◆ TASK INSTRUCTIONS ◆
Restate each line of the listing exactly, without carrying over any pictures.
◇ ◇ ◇ ◇
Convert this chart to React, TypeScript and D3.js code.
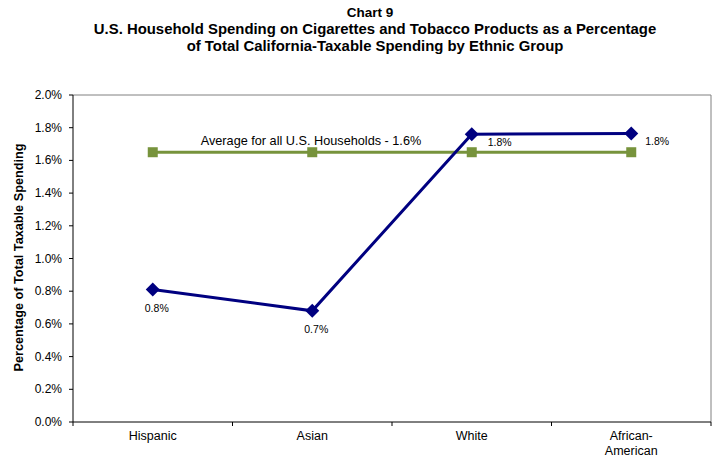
import React from "react";
import * as d3 from "d3";

const categories = ["Hispanic", "Asian", "White", "African-American"];
const categoryLines = [["Hispanic"], ["Asian"], ["White"], ["African-", "American"]];
const spending = [0.81, 0.68, 1.76, 1.765];
const spendingLabels = ["0.8%", "0.7%", "1.8%", "1.8%"];
const average = [1.65, 1.65, 1.65, 1.65];
const yTicks = [0, 0.2, 0.4, 0.6, 0.8, 1.0, 1.2, 1.4, 1.6, 1.8, 2.0];
const titleLines = [
  "Chart 9",
  "U.S. Household Spending on Cigarettes and Tobacco Products as a Percentage",
  "of Total California-Taxable Spending by Ethnic Group",
];
const avgLabel = "Average for all U.S. Households - 1.6%";
const yLabel = "Percentage of Total Taxable Spending";

export default function App() {
  const W = 719, H = 457;
  const left = 73, right = 711, top = 95, bottom = 422;
  const x = d3.scaleBand().domain(categories).range([left, right]);
  const y = d3.scaleLinear().domain([0, 2]).range([bottom, top]);
  const cx = (c: string) => (x(c) as number) + x.bandwidth() / 2;
  const line = d3.line<number>().x((_, i) => cx(categories[i])).y((d) => y(d));
  const font = "Liberation Sans, Arial, sans-serif";
  const labelPos = [
    { dx: 4, dy: 22, anchor: "middle" },
    { dx: 4, dy: 22, anchor: "middle" },
    { dx: 16, dy: 12, anchor: "start" },
    { dx: 14, dy: 12, anchor: "start" },
  ];
  return (
    <svg width={W} height={H} style={{ position: "absolute", left: 0, top: 0, fontFamily: font }}>
      <rect width={W} height={H} fill="#fff" />
      {titleLines.map((t, i) => (
        <text key={i} x={i === 0 ? 370 : 375} y={17 + i * 17} textAnchor="middle" fontSize={i === 0 ? 13.5 : 14.9} fontWeight="bold" fill="#000">
          {t}
        </text>
      ))}
      {/* plot frame */}
      <line x1={left} x2={right} y1={top} y2={top} stroke="#808080" strokeWidth={1} />
      <line x1={right} x2={right} y1={top} y2={bottom} stroke="#808080" strokeWidth={1} />
      <line x1={left} x2={left} y1={top} y2={bottom} stroke="#000" strokeWidth={1} />
      <line x1={left} x2={right} y1={bottom} y2={bottom} stroke="#000" strokeWidth={1} />
      {yTicks.map((t) => (
        <g key={t}>
          <line x1={left - 4} x2={left} y1={y(t)} y2={y(t)} stroke="#000" />
          <text x={left - 11} y={y(t) + 4} textAnchor="end" fontSize={12} fill="#000">
            {t.toFixed(1) + "%"}
          </text>
        </g>
      ))}
      {categories.map((c, i) => (
        <line key={"t" + i} x1={x(c) as number} x2={x(c) as number} y1={bottom} y2={bottom + 4} stroke="#000" />
      ))}
      <line x1={right} x2={right} y1={bottom} y2={bottom + 4} stroke="#000" />
      {categories.map((c, i) => (
        <text key={"c" + i} x={cx(c)} y={bottom + 18} textAnchor="middle" fontSize={12.5} fill="#000">
          {categoryLines[i].map((l, j) => (
            <tspan key={j} x={cx(c)} dy={j === 0 ? 0 : 15}>
              {l}
            </tspan>
          ))}
        </text>
      ))}
      <text
        transform={`translate(23,${(top + bottom) / 2 - 1}) rotate(-90)`}
        textAnchor="middle"
        fontSize={12.7}
        fontWeight="bold"
        fill="#000"
      >
        {yLabel}
      </text>
      {/* average line */}
      <path d={line(average) || ""} fill="none" stroke="#77933C" strokeWidth={3} />
      {average.map((v, i) => (
        <rect key={"a" + i} x={cx(categories[i]) - 5} y={y(v) - 5} width={10} height={10} fill="#77933C" />
      ))}
      <text x={311} y={145} textAnchor="middle" fontSize={12.7} fill="#000">
        {avgLabel}
      </text>
      {/* spending line */}
      <path d={line(spending) || ""} fill="none" stroke="#000080" strokeWidth={3} />
      {spending.map((v, i) => {
        const px = cx(categories[i]), py = y(v);
        return (
          <path key={"s" + i} d={`M${px},${py - 7}L${px + 7},${py}L${px},${py + 7}L${px - 7},${py}Z`} fill="#000080" />
        );
      })}
      {spending.map((v, i) => (
        <text
          key={"l" + i}
          x={cx(categories[i]) + labelPos[i].dx}
          y={y(v) + labelPos[i].dy}
          textAnchor={labelPos[i].anchor}
          fontSize={10.5}
          fill="#000"
        >
          {spendingLabels[i]}
        </text>
      ))}
    </svg>
  );
}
◇ ◇ ◇ ◇
◆ SOLVED PROBLEM ◆
Convert this chart to React, TypeScript and D3.js code.
import React from "react";
import * as d3 from "d3";

const categories = ["Hispanic", "Asian", "White", "African-American"];
const categoryLines = [["Hispanic"], ["Asian"], ["White"], ["African-", "American"]];
const spending = [0.81, 0.68, 1.76, 1.765];
const spendingLabels = ["0.8%", "0.7%", "1.8%", "1.8%"];
const average = [1.65, 1.65, 1.65, 1.65];
const yTicks = [0, 0.2, 0.4, 0.6, 0.8, 1.0, 1.2, 1.4, 1.6, 1.8, 2.0];
const titleLines = [
  "Chart 9",
  "U.S. Household Spending on Cigarettes and Tobacco Products as a Percentage",
  "of Total California-Taxable Spending by Ethnic Group",
];
const avgLabel = "Average for all U.S. Households - 1.6%";
const yLabel = "Percentage of Total Taxable Spending";

export default function App() {
  const W = 719, H = 457;
  const left = 73, right = 711, top = 95, bottom = 422;
  const x = d3.scaleBand().domain(categories).range([left, right]);
  const y = d3.scaleLinear().domain([0, 2]).range([bottom, top]);
  const cx = (c: string) => (x(c) as number) + x.bandwidth() / 2;
  const line = d3.line<number>().x((_, i) => cx(categories[i])).y((d) => y(d));
  const font = "Liberation Sans, Arial, sans-serif";
  const labelPos = [
    { dx: 4, dy: 22, anchor: "middle" },
    { dx: 4, dy: 22, anchor: "middle" },
    { dx: 16, dy: 12, anchor: "start" },
    { dx: 14, dy: 12, anchor: "start" },
  ];
  return (
    <svg width={W} height={H} style={{ position: "absolute", left: 0, top: 0, fontFamily: font }}>
      <rect width={W} height={H} fill="#fff" />
      {titleLines.map((t, i) => (
        <text key={i} x={i === 0 ? 370 : 375} y={17 + i * 17} textAnchor="middle" fontSize={i === 0 ? 13.5 : 14.9} fontWeight="bold" fill="#000">
          {t}
        </text>
      ))}
      {/* plot frame */}
      <line x1={left} x2={right} y1={top} y2={top} stroke="#808080" strokeWidth={1} />
      <line x1={right} x2={right} y1={top} y2={bottom} stroke="#808080" strokeWidth={1} />
      <line x1={left} x2={left} y1={top} y2={bottom} stroke="#000" strokeWidth={1} />
      <line x1={left} x2={right} y1={bottom} y2={bottom} stroke="#000" strokeWidth={1} />
      {yTicks.map((t) => (
        <g key={t}>
          <line x1={left - 4} x2={left} y1={y(t)} y2={y(t)} stroke="#000" />
          <text x={left - 11} y={y(t) + 4} textAnchor="end" fontSize={12} fill="#000">
            {t.toFixed(1) + "%"}
          </text>
        </g>
      ))}
      {categories.map((c, i) => (
        <line key={"t" + i} x1={x(c) as number} x2={x(c) as number} y1={bottom} y2={bottom + 4} stroke="#000" />
      ))}
      <line x1={right} x2={right} y1={bottom} y2={bottom + 4} stroke="#000" />
      {categories.map((c, i) => (
        <text key={"c" + i} x={cx(c)} y={bottom + 18} textAnchor="middle" fontSize={12.5} fill="#000">
          {categoryLines[i].map((l, j) => (
            <tspan key={j} x={cx(c)} dy={j === 0 ? 0 : 15}>
              {l}
            </tspan>
          ))}
        </text>
      ))}
      <text
        transform={`translate(23,${(top + bottom) / 2 - 1}) rotate(-90)`}
        textAnchor="middle"
        fontSize={12.7}
        fontWeight="bold"
        fill="#000"
      >
        {yLabel}
      </text>
      {/* average line */}
      <path d={line(average) || ""} fill="none" stroke="#77933C" strokeWidth={3} />
      {average.map((v, i) => (
        <rect key={"a" + i} x={cx(categories[i]) - 5} y={y(v) - 5} width={10} height={10} fill="#77933C" />
      ))}
      <text x={311} y={145} textAnchor="middle" fontSize={12.7} fill="#000">
        {avgLabel}
      </text>
      {/* spending line */}
      <path d={line(spending) || ""} fill="none" stroke="#000080" strokeWidth={3} />
      {spending.map((v, i) => {
        const px = cx(categories[i]), py = y(v);
        return (
          <path key={"s" + i} d={`M${px},${py - 7}L${px + 7},${py}L${px},${py + 7}L${px - 7},${py}Z`} fill="#000080" />
        );
      })}
      {spending.map((v, i) => (
        <text
          key={"l" + i}
          x={cx(categories[i]) + labelPos[i].dx}
          y={y(v) + labelPos[i].dy}
          textAnchor={labelPos[i].anchor}
          fontSize={10.5}
          fill="#000"
        >
          {spendingLabels[i]}
        </text>
      ))}
    </svg>
  );
}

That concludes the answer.